## Problem
Reproduce the complete listing without any deviation.

## Start

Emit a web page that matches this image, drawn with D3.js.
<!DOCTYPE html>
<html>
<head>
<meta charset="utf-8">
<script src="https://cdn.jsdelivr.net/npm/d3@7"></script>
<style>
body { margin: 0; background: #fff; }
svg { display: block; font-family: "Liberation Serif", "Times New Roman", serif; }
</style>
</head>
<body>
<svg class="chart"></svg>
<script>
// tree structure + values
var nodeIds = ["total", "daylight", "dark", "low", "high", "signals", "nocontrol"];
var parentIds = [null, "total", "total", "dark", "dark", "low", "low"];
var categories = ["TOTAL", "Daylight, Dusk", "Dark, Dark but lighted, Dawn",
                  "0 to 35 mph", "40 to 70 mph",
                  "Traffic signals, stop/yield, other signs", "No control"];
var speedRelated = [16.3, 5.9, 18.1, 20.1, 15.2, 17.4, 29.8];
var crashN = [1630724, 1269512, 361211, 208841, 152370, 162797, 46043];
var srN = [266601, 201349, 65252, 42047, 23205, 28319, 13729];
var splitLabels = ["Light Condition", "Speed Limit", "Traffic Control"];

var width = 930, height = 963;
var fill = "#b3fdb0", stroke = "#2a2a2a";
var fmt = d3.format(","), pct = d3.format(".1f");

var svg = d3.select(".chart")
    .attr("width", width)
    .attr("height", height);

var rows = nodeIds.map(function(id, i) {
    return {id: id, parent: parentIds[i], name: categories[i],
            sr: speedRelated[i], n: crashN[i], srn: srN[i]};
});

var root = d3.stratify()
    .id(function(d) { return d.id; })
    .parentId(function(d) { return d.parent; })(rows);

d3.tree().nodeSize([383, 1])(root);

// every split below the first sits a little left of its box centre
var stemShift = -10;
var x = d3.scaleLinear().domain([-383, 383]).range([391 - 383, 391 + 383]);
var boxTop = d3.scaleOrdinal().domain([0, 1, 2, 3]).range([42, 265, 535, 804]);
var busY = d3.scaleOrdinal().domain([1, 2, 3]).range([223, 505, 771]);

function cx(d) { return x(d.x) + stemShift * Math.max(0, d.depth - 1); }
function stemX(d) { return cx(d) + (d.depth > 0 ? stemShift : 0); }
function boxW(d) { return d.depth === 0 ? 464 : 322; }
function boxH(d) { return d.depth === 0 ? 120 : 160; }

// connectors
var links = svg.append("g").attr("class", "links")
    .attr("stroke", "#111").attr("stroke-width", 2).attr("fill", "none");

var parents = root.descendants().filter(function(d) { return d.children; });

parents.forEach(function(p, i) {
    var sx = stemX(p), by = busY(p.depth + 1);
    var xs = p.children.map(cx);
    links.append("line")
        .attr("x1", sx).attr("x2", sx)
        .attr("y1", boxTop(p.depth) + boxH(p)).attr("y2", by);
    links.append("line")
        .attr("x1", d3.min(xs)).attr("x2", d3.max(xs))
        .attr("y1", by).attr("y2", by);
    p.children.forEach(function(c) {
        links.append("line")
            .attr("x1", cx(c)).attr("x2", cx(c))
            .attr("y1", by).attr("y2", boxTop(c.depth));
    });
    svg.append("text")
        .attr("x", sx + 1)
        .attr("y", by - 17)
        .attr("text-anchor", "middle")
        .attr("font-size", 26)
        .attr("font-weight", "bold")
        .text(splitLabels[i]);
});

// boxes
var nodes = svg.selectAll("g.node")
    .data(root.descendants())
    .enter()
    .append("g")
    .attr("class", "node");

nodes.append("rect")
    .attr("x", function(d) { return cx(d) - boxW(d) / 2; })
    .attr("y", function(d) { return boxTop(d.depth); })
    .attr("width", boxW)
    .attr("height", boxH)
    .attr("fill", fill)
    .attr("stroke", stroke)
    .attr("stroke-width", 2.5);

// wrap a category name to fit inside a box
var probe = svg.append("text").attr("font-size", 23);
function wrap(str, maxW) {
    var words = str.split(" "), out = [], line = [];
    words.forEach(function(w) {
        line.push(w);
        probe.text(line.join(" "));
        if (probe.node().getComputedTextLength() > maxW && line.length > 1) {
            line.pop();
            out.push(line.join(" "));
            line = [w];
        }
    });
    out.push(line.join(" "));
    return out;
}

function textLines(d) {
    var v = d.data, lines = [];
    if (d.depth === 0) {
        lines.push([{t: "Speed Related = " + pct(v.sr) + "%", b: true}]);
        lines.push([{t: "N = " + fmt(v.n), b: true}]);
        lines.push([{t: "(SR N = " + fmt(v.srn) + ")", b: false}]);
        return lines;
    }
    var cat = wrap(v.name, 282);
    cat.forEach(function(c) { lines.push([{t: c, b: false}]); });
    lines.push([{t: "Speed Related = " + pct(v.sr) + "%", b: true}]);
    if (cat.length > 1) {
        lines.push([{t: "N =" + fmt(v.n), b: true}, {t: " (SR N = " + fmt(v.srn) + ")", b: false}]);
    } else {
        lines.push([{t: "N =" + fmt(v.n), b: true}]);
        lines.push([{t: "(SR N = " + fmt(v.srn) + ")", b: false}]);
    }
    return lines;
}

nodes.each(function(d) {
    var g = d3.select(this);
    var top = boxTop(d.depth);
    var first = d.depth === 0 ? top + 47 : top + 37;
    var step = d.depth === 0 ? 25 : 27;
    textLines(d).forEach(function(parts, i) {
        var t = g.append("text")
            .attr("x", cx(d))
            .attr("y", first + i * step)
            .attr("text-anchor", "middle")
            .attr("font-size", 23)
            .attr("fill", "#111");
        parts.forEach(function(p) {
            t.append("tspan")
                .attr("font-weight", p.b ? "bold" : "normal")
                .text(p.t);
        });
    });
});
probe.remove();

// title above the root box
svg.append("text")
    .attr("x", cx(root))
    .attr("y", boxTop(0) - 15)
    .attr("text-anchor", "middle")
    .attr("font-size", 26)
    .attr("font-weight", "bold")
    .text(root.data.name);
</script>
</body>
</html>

## End

## Exercise result
Emit a web page that matches this image, drawn with D3.js.
<!DOCTYPE html>
<html>
<head>
<meta charset="utf-8">
<script src="https://cdn.jsdelivr.net/npm/d3@7"></script>
<style>
body { margin: 0; background: #fff; }
svg { display: block; font-family: "Liberation Serif", "Times New Roman", serif; }
</style>
</head>
<body>
<svg class="chart"></svg>
<script>
// tree structure + values
var nodeIds = ["total", "daylight", "dark", "low", "high", "signals", "nocontrol"];
var parentIds = [null, "total", "total", "dark", "dark", "low", "low"];
var categories = ["TOTAL", "Daylight, Dusk", "Dark, Dark but lighted, Dawn",
                  "0 to 35 mph", "40 to 70 mph",
                  "Traffic signals, stop/yield, other signs", "No control"];
var speedRelated = [16.3, 5.9, 18.1, 20.1, 15.2, 17.4, 29.8];
var crashN = [1630724, 1269512, 361211, 208841, 152370, 162797, 46043];
var srN = [266601, 201349, 65252, 42047, 23205, 28319, 13729];
var splitLabels = ["Light Condition", "Speed Limit", "Traffic Control"];

var width = 930, height = 963;
var fill = "#b3fdb0", stroke = "#2a2a2a";
var fmt = d3.format(","), pct = d3.format(".1f");

var svg = d3.select(".chart")
    .attr("width", width)
    .attr("height", height);

var rows = nodeIds.map(function(id, i) {
    return {id: id, parent: parentIds[i], name: categories[i],
            sr: speedRelated[i], n: crashN[i], srn: srN[i]};
});

var root = d3.stratify()
    .id(function(d) { return d.id; })
    .parentId(function(d) { return d.parent; })(rows);

d3.tree().nodeSize([383, 1])(root);

// every split below the first sits a little left of its box centre
var stemShift = -10;
var x = d3.scaleLinear().domain([-383, 383]).range([391 - 383, 391 + 383]);
var boxTop = d3.scaleOrdinal().domain([0, 1, 2, 3]).range([42, 265, 535, 804]);
var busY = d3.scaleOrdinal().domain([1, 2, 3]).range([223, 505, 771]);

function cx(d) { return x(d.x) + stemShift * Math.max(0, d.depth - 1); }
function stemX(d) { return cx(d) + (d.depth > 0 ? stemShift : 0); }
function boxW(d) { return d.depth === 0 ? 464 : 322; }
function boxH(d) { return d.depth === 0 ? 120 : 160; }

// connectors
var links = svg.append("g").attr("class", "links")
    .attr("stroke", "#111").attr("stroke-width", 2).attr("fill", "none");

var parents = root.descendants().filter(function(d) { return d.children; });

parents.forEach(function(p, i) {
    var sx = stemX(p), by = busY(p.depth + 1);
    var xs = p.children.map(cx);
    links.append("line")
        .attr("x1", sx).attr("x2", sx)
        .attr("y1", boxTop(p.depth) + boxH(p)).attr("y2", by);
    links.append("line")
        .attr("x1", d3.min(xs)).attr("x2", d3.max(xs))
        .attr("y1", by).attr("y2", by);
    p.children.forEach(function(c) {
        links.append("line")
            .attr("x1", cx(c)).attr("x2", cx(c))
            .attr("y1", by).attr("y2", boxTop(c.depth));
    });
    svg.append("text")
        .attr("x", sx + 1)
        .attr("y", by - 17)
        .attr("text-anchor", "middle")
        .attr("font-size", 26)
        .attr("font-weight", "bold")
        .text(splitLabels[i]);
});

// boxes
var nodes = svg.selectAll("g.node")
    .data(root.descendants())
    .enter()
    .append("g")
    .attr("class", "node");

nodes.append("rect")
    .attr("x", function(d) { return cx(d) - boxW(d) / 2; })
    .attr("y", function(d) { return boxTop(d.depth); })
    .attr("width", boxW)
    .attr("height", boxH)
    .attr("fill", fill)
    .attr("stroke", stroke)
    .attr("stroke-width", 2.5);

// wrap a category name to fit inside a box
var probe = svg.append("text").attr("font-size", 23);
function wrap(str, maxW) {
    var words = str.split(" "), out = [], line = [];
    words.forEach(function(w) {
        line.push(w);
        probe.text(line.join(" "));
        if (probe.node().getComputedTextLength() > maxW && line.length > 1) {
            line.pop();
            out.push(line.join(" "));
            line = [w];
        }
    });
    out.push(line.join(" "));
    return out;
}

function textLines(d) {
    var v = d.data, lines = [];
    if (d.depth === 0) {
        lines.push([{t: "Speed Related = " + pct(v.sr) + "%", b: true}]);
        lines.push([{t: "N = " + fmt(v.n), b: true}]);
        lines.push([{t: "(SR N = " + fmt(v.srn) + ")", b: false}]);
        return lines;
    }
    var cat = wrap(v.name, 282);
    cat.forEach(function(c) { lines.push([{t: c, b: false}]); });
    lines.push([{t: "Speed Related = " + pct(v.sr) + "%", b: true}]);
    if (cat.length > 1) {
        lines.push([{t: "N =" + fmt(v.n), b: true}, {t: " (SR N = " + fmt(v.srn) + ")", b: false}]);
    } else {
        lines.push([{t: "N =" + fmt(v.n), b: true}]);
        lines.push([{t: "(SR N = " + fmt(v.srn) + ")", b: false}]);
    }
    return lines;
}

nodes.each(function(d) {
    var g = d3.select(this);
    var top = boxTop(d.depth);
    var first = d.depth === 0 ? top + 47 : top + 37;
    var step = d.depth === 0 ? 25 : 27;
    textLines(d).forEach(function(parts, i) {
        var t = g.append("text")
            .attr("x", cx(d))
            .attr("y", first + i * step)
            .attr("text-anchor", "middle")
            .attr("font-size", 23)
            .attr("fill", "#111");
        parts.forEach(function(p) {
            t.append("tspan")
                .attr("font-weight", p.b ? "bold" : "normal")
                .text(p.t);
        });
    });
});
probe.remove();

// title above the root box
svg.append("text")
    .attr("x", cx(root))
    .attr("y", boxTop(0) - 15)
    .attr("text-anchor", "middle")
    .attr("font-size", 26)
    .attr("font-weight", "bold")
    .text(root.data.name);
</script>
</body>
</html>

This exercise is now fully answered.